Monday, February 27, 2012

How the GOP Would Expand the Deficit

By WAPO Editorial Board, Published: February 26

AT A TIME of record debts and deficits, the two leading Republican presidential candidates are proposing a path on taxes and spending likely to add trillions more. That’s the sobering conclusion of the nonpartisan Committee for a Responsible Federal Budget (CRFB), whose board includes six Republican former lawmakers with expertise in budget issues, three Republican former heads of the Congressional Budget Office, and two former Office of Management and Budget directors under Republican presidents.

Last month, we examined former Massachusetts governor Mitt Romney’s reckless tax plan, which, according to calculations by the Urban Institute-Brookings Institution Tax Policy Center, would drain another $180 billion from the treasury in 2015 alone. The CRFB estimated the 10-year cost of the original Romney tax plan at $1.3 trillion. By the end of the 10-year window, the debt would be a dangerous 86 percent of the gross domestic product.

But last week Mr. Romney upped the tax-cutting ante, promising, in addition to the previous grab bag of tax goodies, a 20 percent across-the-board cut in marginal rates and repeal of the alternative minimum tax. The Tax Policy Center estimated that the 20 percent rate cut would cost about $150 billion in 2015 alone. The Romney campaign said that the rate change wouldn’t add to the deficit because it would generate unspecified economic growth and be accompanied by spending cuts and elimination or cutbacks of deductions. Okay, which ones? On that question, the campaign was decidedly unspecific — understandably so, because its math doesn’t add up. Until he is more specific about what sacred cows he would tackle — employer-sponsored health care? — Mr. Romney’s plan cannot be taken as a fiscally responsible proposal.

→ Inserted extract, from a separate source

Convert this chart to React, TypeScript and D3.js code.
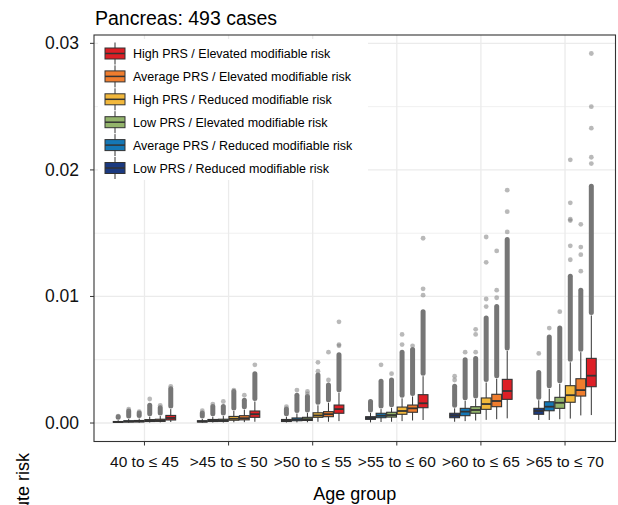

Then again, he looks reasonable by comparison with former Pennsylvania senator Rick Santorum, who envisions a tax cut costing an eye-popping $6 trillion over 10 years — above and beyond the $4 trillion cost of extending the George W. Bush tax cuts. Mr. Santorum would flatten the tax code, collapsing today’s six brackets into two: 10 percent and 28 percent. Those in the 10 percent bracket would pay no taxes on capital gains and dividends; those in the 28 percent bracket would pay a 12 percent rate. He would triple the exemption for dependent children and cut the corporate tax rate in half — except for manufacturers, who would pay nothing.

How to do this without blowing a huge hole in the budget? Mr. Santorum outlines some $2.2 trillion in specific policies, such as shifting Medicare to a premium support system, transforming social programs into block grants to states and capping their growth, and cutting other domestic spending. Then he offers up the biggest magic asterisk of all time, cutting another $5 trillion within five years, details not provided. Wisely discounting that gauzy promise, the CRFB projects that under its intermediate scenario Mr. Santorum’s policies would increase deficits by $4.5 trillion through 2021, bringing the debt to a scary 107 percent of the economy.

The campaign debate needs to move from pie-in-the-sky promises. Promising additional tax cuts may win votes, but these proposals are unaffordable and dangerous.